Rajgrod Jewish Cemetery

Cemetery Information

Country
Poland
Region
Podlaskie Voivodeship
District
Grajewo
Settlement
Rajgród
Site address
Cemetery doesn’t have an address. The cemetery is situated in a forested area between Okoniówek Street and Ślepe Lake. Heading south from the small village of Okoniówek on Okoniówek Street, the cemetery is located along the western side of the street.
GPS coordinates
53.7291152, 22.6558685
Perimeter length
594 metres
Is the cemetery demolished
no
Type and height of existing fence
No fence
Preservation condition
Unfenced Jewish cemetery
General site condition
The destroyed Jewish cemetery is located in a forested area, the territory is overgrown with trees and dense thickets. The cemetery has been destroyed and no intact tombstones have been preserved. There is a partially destroyed Holocaust memorial. The Holocaust memorial was partly destroyed by vandals. In 2016 the memorial was covered by graffiti writings with antisemitic statements. There are also old traces of digging up some of the graves.
Number of existing gravestones
Our field team found 3 large fragments of stones situated close to the road, which are likely to be the foundations of the tombstones. There are many smaller fragments. One small piece of tombstone has a Hebrew inscription on it.
Date of oldest tombstone
N/A
Date of newest tombstone
N/A
Urgency of erecting a fence
High
Land ownership
Other
Preserved construction on site
No
Drone surveys
Yes

Historical overview

Jews were first recorded in Rajgród at the end of the 16th century. In 1897, 1,625 Jews (54% of the total population) lived in the town and 745 in 1921 (34%), most of whom were murdered between 1941-1942, during a local pogrom in June 1941 and in Treblinka. The cemetery is located about 2.2 km west of the town centre, between Okoniówek Steet and the Ślepe Lake, and covers a plot of land shaped like a rectangular trapezoid, with an area of approximately 1.47 hectares. The date of the cemetery’s establishment is unknown, though the earliest mention of its existence dates to 1719. The cemetery was involved in a dispute between the Jews of Rajgród and the Chevra Kadisha from Tykocin. The Chevra Kadisha brotherhood was established in 1747. The cemetery was expanded around 1835. The decay of the cemetery began during World War II. By order of the Germans, some tombstones were used to reinforce the roads and Jews were used as forced labourers. The tombstones were also used to fill the foundations of the house of the water mill administrator on the Wojda estate. The degradation of cemetery continued in the following decades and the area was afforested. In 2014, at the initiative of the descendants of Rajgród Jews, in cooperation with the Foundation for the Preservation of Jewish Heritage in Poland, the cemetery was cleaned up. A monument commemorating the local Jewish community and the cemetery was unveiled at the edge of the cemetery.
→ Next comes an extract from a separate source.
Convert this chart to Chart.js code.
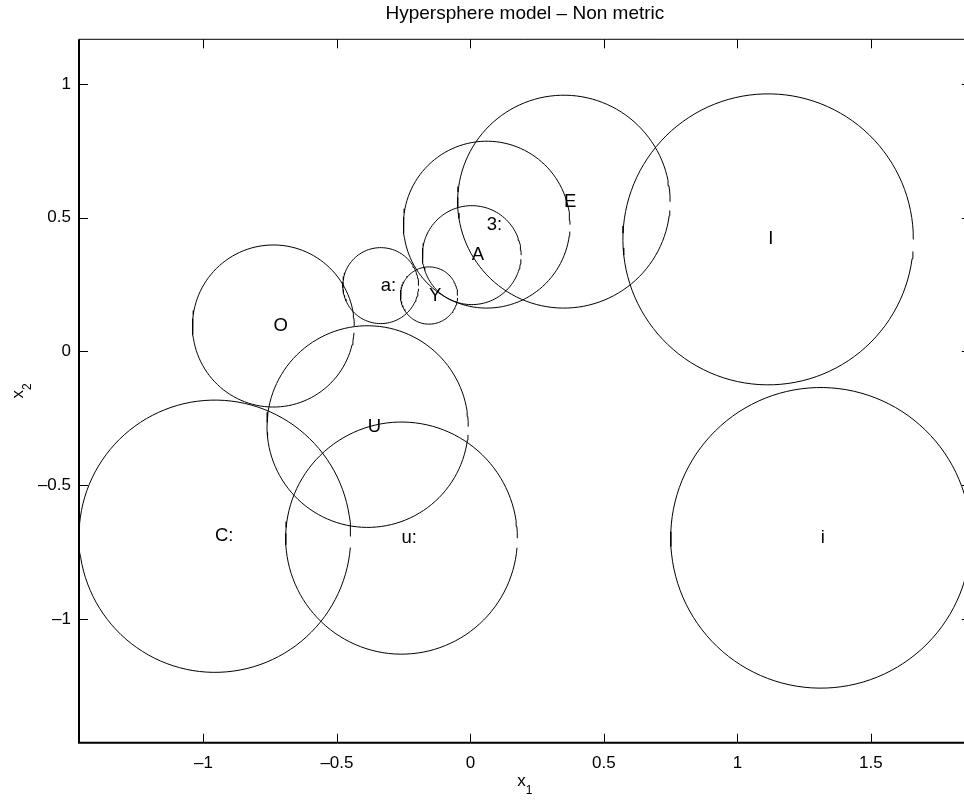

Between 2014 and 2015, the monument was destroyed several times. Currently, there are only solitary, damaged sandstone tombstones within the cemetery. At Okoniówek Street, there is a damaged monument and there is no fence, though the boundaries of the cemetery are visible thanks to a preserved earth embankment. The area is covered with coniferous forest. The cemetery is listed in the Provincial Register of Monuments.